Rehberg v. Paulk (10-788)

Oral argument: Nov. 1, 2011

Appealed from: United States Court of Appeals for the Eleventh Circuit (June 9, 2011)

Relying on false testimony, three grand juries indicted Petitioner Charles Rehberg for varying charges. After the indictments were dismissed, Rehberg brought a private suit under 42 U.S.C. § 1983 against several parties, including Respondent James Paulk, who had testified before all three grand juries. The United States Court of Appeals for the Eleventh Circuit ruled that Paulk, an investigator in the district attorney’s office, was entitled to absolute immunity for his testimony. The Supreme Court granted certiorari in this case to determine whether a government official who acts as a “complaining witness” is entitled to absolute immunity under Section 1983. Rehberg argues that complaining witnesses were never given absolute immunity under common law, and that a lesser grant of qualified immunity is more appropriate under the circumstances. Paulk, on the other hand, contends that a decision to withhold absolute immunity will discourage public officials from giving complete and objective testimony before grand juries.

Ortiz v. Jordan (09-737)

Oral argument: Nov. 1, 2010

Appealed from: United States Court of Appeals for the Sixth Circuit (Mar. 12, 2009)
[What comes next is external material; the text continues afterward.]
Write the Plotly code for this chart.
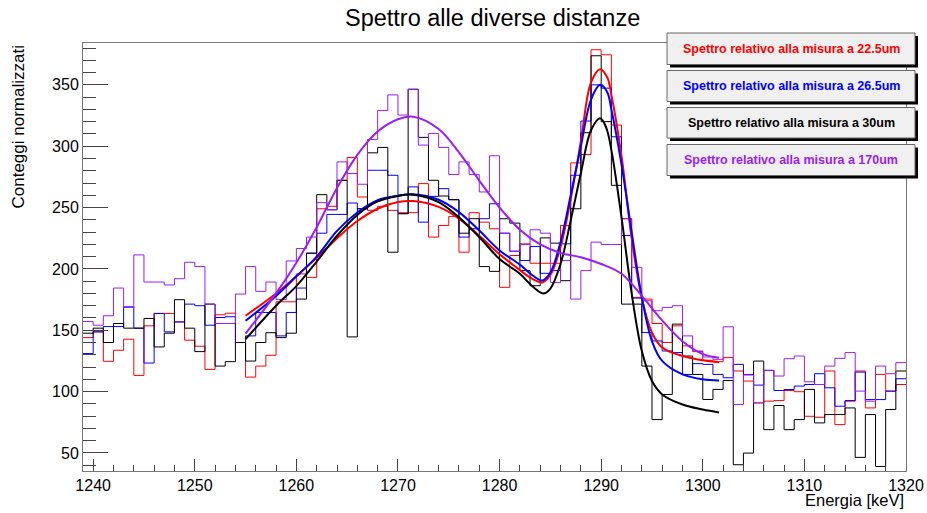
import plotly.graph_objects as go

# ---------------- data ----------------
bin_low = list(range(1239, 1320))  # 81 bins of 1 keV, 1239..1320
bin_width = 1

red_counts = [144.0, 148.7, 124.7, 133.7, 142.7, 113.2, 153.6, 163.7, 163.7, 156.8,
              141.9, 137.0, 118.1, 162.6, 163.9, 140.0, 111.8, 120.8, 129.6, 173.2,
              173.2, 195.9, 193.1, 249.0, 251.0, 272.2, 290.8, 258.6, 247.7, 251.0,
              247.7, 245.8, 245.8, 269.5, 225.9, 235.4, 242.8, 213.6, 245.8, 238.1,
              232.7, 185.0, 210.9, 220.4, 204.6, 204.6, 204.6, 235.4, 286.4, 293.2,
              378.6, 374.5, 317.2, 240.9, 176.8, 175.4, 155.5, 140.0, 153.6, 137.3,
              132.6, 125.5, 124.4, 127.7, 116.8, 108.6, 90.8, 92.2, 92.7, 100.9,
              99.9, 79.9, 79.1, 116.8, 73.1, 92.2, 116.8, 86.7, 114.0, 100.4,
              105.8]

blue_counts = [131.0, 148.7, 153.0, 153.0, 169.1, 151.7, 123.3, 163.7, 148.7, 156.8,
               171.3, 170.0, 154.1, 160.4, 161.0, 140.0, 145.4, 164.5, 164.5, 145.4,
               164.5, 184.4, 212.8, 229.1, 244.4, 244.4, 253.7, 249.0, 280.4, 280.4,
               276.3, 245.0, 266.8, 238.1, 259.1, 265.4, 256.4, 225.9, 232.7, 240.9,
               253.1, 229.1, 214.4, 206.8, 218.2, 196.4, 198.6, 220.4, 276.3, 320.5,
               350.0, 347.3, 307.7, 227.2, 176.2, 148.1, 141.3, 133.1, 131.8, 114.0,
               122.8, 122.2, 114.0, 111.3, 122.2, 114.0, 105.3, 117.3, 100.9, 101.7,
               104.5, 105.8, 114.6, 103.1, 88.1, 92.7, 115.9, 93.5, 93.5, 100.4,
               110.5]

black_counts = [147.6, 151.7, 140.0, 155.5, 151.7, 151.7, 159.6, 136.4, 147.6, 174.9,
                151.7, 132.6, 171.3, 120.8, 124.4, 140.0, 124.9, 140.0, 148.0, 144.0,
                147.6, 175.4, 212.8, 260.5, 248.2, 272.2, 144.6, 249.0, 294.6, 299.0,
                213.6, 245.0, 346.4, 307.2, 272.2, 259.4, 256.4, 229.1, 240.9, 201.9,
                198.0, 240.9, 237.3, 198.6, 186.3, 225.3, 221.0, 190.4, 249.0, 311.0,
                373.7, 320.0, 268.1, 171.3, 171.3, 120.8, 77.2, 97.7, 155.0, 129.0,
                114.0, 93.6, 101.8, 109.1, 40.4, 49.9, 124.9, 69.0, 88.7, 69.0,
                77.2, 101.8, 74.5, 81.3, 81.3, 86.7, 46.4, 81.3, 39.0, 85.4,
                116.8]

purple_counts = [157.1, 154.1, 161.8, 184.4, 168.6, 211.4, 189.3, 189.3, 186.9, 192.0,
                 205.4, 201.9, 171.3, 155.5, 155.5, 179.5, 201.9, 181.7, 189.3, 175.0,
                 206.5, 216.6, 225.9, 254.0, 248.2, 287.2, 277.7, 269.0, 305.5, 329.0,
                 341.8, 325.4, 346.4, 300.9, 310.4, 299.0, 276.9, 287.2, 276.9, 262.7,
                 292.2, 229.1, 214.4, 219.9, 231.9, 229.1, 189.0, 206.8, 175.4, 198.6,
                 221.8, 219.9, 219.9, 240.9, 201.3, 174.0, 165.9, 168.6, 170.0, 145.4,
                 133.1, 128.2, 126.3, 152.8, 89.5, 113.5, 90.8, 117.3, 112.7, 126.8,
                 129.0, 108.0, 105.8, 120.8, 127.1, 131.8, 100.4, 92.2, 120.8, 114.6,
                 123.6]

# fitted curves at sample energies
red_fit_x = [1255, 1258, 1260, 1262, 1264, 1266, 1268, 1270, 1271.5, 1274, 1276, 1278, 1280,
             1282, 1283.2, 1284.2, 1285, 1286, 1287, 1288, 1289, 1289.9, 1290.6, 1291, 1292,
             1293, 1294, 1295, 1296, 1298, 1300, 1301.6]
red_fit_y = [161.8, 180.0, 194.0, 209.0, 225.0, 239.0, 249.0, 254.5, 255.3, 250.5, 241.0, 227.0, 212.0,
             199.0, 192.0, 189.0, 195.0, 218.0, 257.0, 304.0, 352.0, 362.8, 356.0, 342.0, 292.0,
             225.0, 176.0, 148.0, 136.0, 129.0, 125.5, 124.0]

blue_fit_x = [1255, 1258, 1260, 1262, 1264, 1266, 1268, 1270, 1271.5, 1274, 1276, 1278, 1280,
              1282, 1283.2, 1284.2, 1285, 1286, 1287, 1288, 1289, 1289.9, 1290.6, 1291, 1292,
              1293, 1294, 1295, 1296, 1298, 1300, 1301.6]
blue_fit_y = [157.7, 178.0, 194.0, 210.0, 231.0, 246.0, 256.0, 259.7, 260.8, 256.4, 246.3, 231.3, 215.0,
              203.5, 195.0, 190.5, 197.0, 222.0, 260.0, 300.0, 338.0, 350.0, 344.0, 330.0, 285.0,
              230.0, 177.0, 141.0, 125.0, 114.0, 110.0, 109.0]

black_fit_x = [1255, 1258, 1260, 1262, 1264, 1266, 1268, 1270, 1271.5, 1274, 1276, 1278, 1280,
               1282, 1283.2, 1284.3, 1285, 1286, 1287, 1288, 1289, 1289.9, 1290.5, 1291, 1292,
               1293, 1294, 1295, 1296, 1298, 1300, 1301.6]
black_fit_y = [142.7, 170.0, 186.0, 206.0, 227.0, 244.0, 255.0, 259.5, 260.5, 254.5, 242.0, 226.0, 208.0,
               196.0, 186.0, 180.0, 184.0, 204.0, 239.5, 278.0, 313.0, 322.7, 315.0, 297.0, 242.0,
               180.0, 133.0, 108.6, 97.7, 89.5, 85.4, 83.0]

purple_fit_x = [1255, 1258, 1260, 1262, 1264, 1266, 1268, 1270, 1271.5, 1274, 1276, 1278, 1280,
                1282, 1284, 1286, 1288, 1290, 1292, 1294, 1296, 1298, 1300, 1301.6]
purple_fit_y = [147.3, 180.0, 205.0, 234.0, 266.0, 293.0, 312.0, 322.0, 324.0, 314.0, 295.0, 272.0, 250.0,
                232.0, 220.0, 213.0, 209.5, 204.0, 196.0, 178.0, 158.0, 141.0, 130.5, 127.5]

legend_labels = ["Spettro relativo alla misura a 22.5um",
                 "Spettro relativo alla misura a 26.5um",
                 "Spettro relativo alla misura a 30um",
                 "Spettro relativo alla misura a 170um"]

# ---------------- style ----------------
RED, BLUE, BLACK, PURPLE = "#ff0000", "#0000ff", "#000000", "#9a1ef5"
FONT = "Liberation Sans, Arial, Helvetica, sans-serif"
W, H = 927, 513
ML, MR, MT, MB = 83, 21, 43, 42
PW, PH = W - ML - MR, H - MT - MB


def px(xp):
    return (xp - ML) / PW


def py(yp):
    return (H - MB - yp) / PH


fig = go.Figure()

series = [(red_counts, RED), (blue_counts, BLUE), (black_counts, BLACK), (purple_counts, PURPLE)]
for counts, col in series:
    xs = bin_low + [bin_low[-1] + bin_width]
    ys = list(counts) + [counts[-1]]
    fig.add_trace(go.Scatter(x=xs, y=ys, mode="lines",
                             line=dict(color=col, width=1, shape="hv"),
                             showlegend=False, hoverinfo="skip"))

fits = [(red_fit_x, red_fit_y, RED), (blue_fit_x, blue_fit_y, BLUE),
        (black_fit_x, black_fit_y, BLACK), (purple_fit_x, purple_fit_y, PURPLE)]
for fx, fy, col in fits:
    fig.add_trace(go.Scatter(x=fx, y=fy, mode="lines",
                             line=dict(color=col, width=2, shape="spline", smoothing=1.0),
                             showlegend=False, hoverinfo="skip"))

# legend boxes (ROOT-like panes with shadow)
shapes = []
annotations = []
box_x0, box_x1 = 667, 915
box_rows = [(33, 64.5), (70.5, 101.5), (107.5, 138), (144.5, 175.5)]
text_cols = [RED, BLUE, BLACK, PURPLE]
for (y0, y1), lab, col in zip(box_rows, legend_labels, text_cols):
    shapes.append(dict(type="rect", xref="paper", yref="paper",
                       x0=px(box_x0 + 3), x1=px(box_x1 + 3), y0=py(y1 + 3), y1=py(y0 + 3),
                       fillcolor="black", line=dict(width=0), layer="above"))
    shapes.append(dict(type="rect", xref="paper", yref="paper",
                       x0=px(box_x0), x1=px(box_x1), y0=py(y1), y1=py(y0),
                       fillcolor="#f0f0f0", line=dict(color="#666666", width=1), layer="above"))
    annotations.append(dict(text="<b>%s</b>" % lab, xref="paper", yref="paper",
                            x=px((box_x0 + box_x1) / 2), y=py((y0 + y1) / 2),
                            xanchor="center", yanchor="middle", showarrow=False,
                            font=dict(family=FONT, size=12.5, color=col)))

annotations.append(dict(text="Spettro alle diverse distanze", xref="paper", yref="paper",
                        x=px(492), y=py(18), xanchor="center", yanchor="middle", showarrow=False,
                        font=dict(family=FONT, size=23.5, color="black")))
annotations.append(dict(text="Conteggi normalizzati", xref="paper", yref="paper",
                        x=px(18), y=py(44), xanchor="center", yanchor="top", textangle=-90,
                        showarrow=False, font=dict(family=FONT, size=17, color="black")))
annotations.append(dict(text="Energia [keV]", xref="paper", yref="paper",
                        x=px(906), y=py(500), xanchor="right", yanchor="middle",
                        showarrow=False, font=dict(family=FONT, size=16.5, color="black")))

fig.update_layout(
    width=W, height=H, autosize=False,
    margin=dict(l=ML, r=MR, t=MT, b=MB, pad=0, autoexpand=False),
    paper_bgcolor="white", plot_bgcolor="white",
    shapes=shapes, annotations=annotations,
    showlegend=False,
    font=dict(family=FONT, size=16, color="black"),
)
fig.update_xaxes(range=[1239, 1320], showgrid=False, zeroline=False, automargin=False,
                 showline=True, mirror=True, linecolor="#777777", linewidth=1,
                 ticks="inside", ticklen=12, tickcolor="#444444", tickwidth=1,
                 dtick=10, tick0=0,
                 minor=dict(dtick=2, ticks="inside", ticklen=6, tickcolor="#444444", tickwidth=1),
                 tickfont=dict(family=FONT, size=16, color="black"))
fig.update_yaxes(range=[35.3, 384.1], showgrid=False, zeroline=False, automargin=False,
                 showline=True, mirror=True, linecolor="#777777", linewidth=1,
                 ticks="inside", ticklen=25, tickcolor="#444444", tickwidth=1,
                 dtick=50, tick0=0,
                 minor=dict(dtick=10, ticks="inside", ticklen=13, tickcolor="#444444", tickwidth=1),
                 tickfont=dict(family=FONT, size=16, color="black"))

fig.write_html("out.html", config={"responsive": False},
               post_script="document.documentElement.style.overflow='hidden';"
                           "document.body.style.overflow='hidden';"
                           "document.body.style.margin='0';")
SUMMARY JUDGMENT, QUALIFIED IMMUNITY, APPELLATE JURISDICTION, 42 U.S.C. § 1983

After being assaulted while serving time in a federal prison, Michelle Ortiz sued two prison guards for constitutional violations under 42 U.S.C. § 1983. The district court denied the defendant’s motion for summary judgment based on a defense of qualified immunity, and the case went to trial. A jury returned a verdict in favor of Ortiz, but the Sixth Circuit reversed on the basis of qualified immunity. Ortiz argues that the Sixth Circuit did not have jurisdiction to hear an appeal based on qualified immunity because the issue, originally raised on summary judgment, was not preserved for appeal after final judgment was entered at trial. Jordan argues that by filing a motion for summary judgment, the issue was preserved. The Supreme Court’s decision in this case will give guidance to litigants on how to preserve for appeal an issue that was the subject of a denied summary judgment motion.

Connick v. Thompson (09-571)

Oral argument: Oct. 6, 2010

Appealed from: United States Court of Appeals for the Fifth Circuit (Aug. 10, 2009)

42 U.S.C. § 1983, BRADY VIOLATION, MUNICIPAL LIABILITY, FAILURE-TO-TRAIN LIABILITY

John Thompson was wrongfully imprisoned for 18 years following a trial during which the prosecutor withheld exculpatory evidence, in violation of Brady v. Maryland. Thompson brought suit pursuant to 42 U.S.C. § 1983 alleging that the district attorney's office is liable for failing to properly train its employees on the requirements of Brady. The U.S. Court of Appeals for the Fifth Circuit found in favor of assigning liability to the district attorney's office. Petitioners, including District Attorney Harry Connick, appealed to the Supreme Court. Connick claims that there was no obvious need to train prosecutors regarding Brady standards and that liability should not attach to the office when there was no notice that the training program needed reform. Respondent Thompson contends that the prosecutors’ lack of training amounted to a deliberate indifference to preserving constitutional rights and that liability may properly attach to the district attorney's office without a past history of violations. This decision will determine the extent to which a municipality may be liable for a single action by one of its employees.

Los Angeles County, CA v. Humphries (09-350)

Oral argument: Oct. 5, 2010

Appealed from: United States Court of Appeals, Ninth Circuit (Nov. 5, 2008)

FEDERALISM, PROCEDURAL DUE PROCESS, DECLARATORY RELIEF, 42 U.S.C. § 1983

In 2001, Craig and Wendy Humphries were arrested on child abuse charges and listed in California's Child Abuse Central Index ("CACI"), which is organized under the Child Abuse and Neglect Reporting Act ("CANRA"). All charges against the Humphrieses were dismissed, and the Humphrieses obtained an order declaring them factually innocent. However, the Humphrieses were unable to contest their listing in the CACI. The Humphrieses sued Los Angeles County pursuant to 42 U.S.C. § 1983 seeking declaratory relief establishing that CANRA and policies related to the CACI are unconstitutional because of the lack of procedures to challenge an individual's inclusion based on a substantiated claim. Los Angeles County argued that as a local government it had no control over CACI procedures because the state government created these policies. The Ninth Circuit sided with the Humphrieses and held that Los Angeles County's liability should be determined according the requirements established in Monell v. Department of Social Services. The Supreme Court must now decide whether claims for declaratory relief against a public entity are subject to the requirements of Monell.